To play the VR games you must be 10 or older. A ten minute session on the VR games is $8 for non-member adults and $7 for members. Kids (anyone under 18) are $7 for non-members and $6 for members. The booths allow you to choose from a menu of twelve games. I played Job Simulator, Hang Glider, and Plank Not Included.
When you first step in the booth the VR attendant puts VR goggles over your eyes and gives you two handheld controllers. You control your character’s movements using the handheld controllers and your body. For example, in Hang Glider the attendant brings in a chair for you to sit on then the game gives you the option of controlling your hang glider with either your head or handheld controllers. For all of the games it will feel a bit disorienting at first to move in virtual space, but you get used to it pretty quickly. Once I got the hang of it, I loved the experience of really feeling like I was in a different world. It helps to have good balance and a good grip on the tethered controller. The VR attendant told me that the most popular games are Beatsaber, Job Simulator and Pirate trainer.
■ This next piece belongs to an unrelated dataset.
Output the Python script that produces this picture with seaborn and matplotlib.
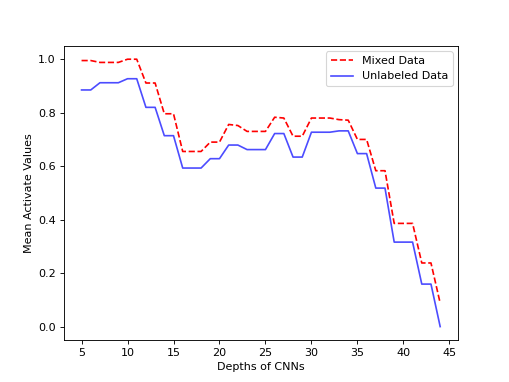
import pandas as pd
import matplotlib
matplotlib.use("Agg")
import matplotlib.pyplot as plt
import seaborn as sns

depths = list(range(5, 45))

mixed = [0.995, 0.995, 0.988, 0.988, 0.988, 1.0, 1.0, 0.911, 0.911, 0.796,
         0.796, 0.655, 0.655, 0.655, 0.69, 0.69, 0.756, 0.752, 0.73, 0.73,
         0.73, 0.783, 0.78, 0.712, 0.712, 0.78, 0.78, 0.78, 0.774, 0.772,
         0.70, 0.70, 0.583, 0.583, 0.386, 0.386, 0.386, 0.238, 0.238, 0.088]

unlabeled = [0.885, 0.885, 0.912, 0.912, 0.912, 0.927, 0.927, 0.82, 0.82, 0.714,
             0.714, 0.593, 0.593, 0.593, 0.628, 0.628, 0.679, 0.679, 0.662, 0.662,
             0.662, 0.722, 0.722, 0.634, 0.634, 0.727, 0.727, 0.727, 0.732, 0.732,
             0.647, 0.647, 0.518, 0.518, 0.316, 0.316, 0.316, 0.159, 0.159, 0.0]

df = pd.DataFrame({"depth": depths, "mixed": mixed, "unlabeled": unlabeled})

fig, ax = plt.subplots(figsize=(509 / 80, 382 / 80), dpi=80)

sns.lineplot(data=df, x="depth", y="mixed", ax=ax, color="red",
             linestyle="--", label="Mixed Data")
sns.lineplot(data=df, x="depth", y="unlabeled", ax=ax, color="blue",
             alpha=0.7, label="Unlabeled Data")

ax.set_xticks([5, 10, 15, 20, 25, 30, 35, 40, 45])
ax.set_xlabel("Depths of CNNs")
ax.set_ylabel("Mean Activate Values")
ax.legend(loc="upper right")

fig.savefig("out.png", dpi=80)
The VR transporter looks like a roller coaster car, and moves a bit like one, too. In order to ride it, you must be more than 42 inches tall. When it is your turn on the VR transporter, you sit down and buckle up while the attendant lowers a rollercoaster like bar. As with the games, you are given a VR headset. There are only two choices for a VR transporter experience – under sea or space. If you are in a group when you ride the VR, your group must agree on one option. Both modes are exhilarating; you really feel as though you are an astronaut or a submarine pilot. The VR transporter has a 4 minute experience time and is also equipped with a emergency stop button for those who feel nauseous or just plain freaked out.
For those with a tight schedule, it would make sense to avoid the VR arcade during its most popular times on weekend mornings (9am-12pm) and during school breaks. During these times, there will be a line for both the game booths and the transporter.
The VR arcade and transporter were both worth the wait and a great experience. You should check it out!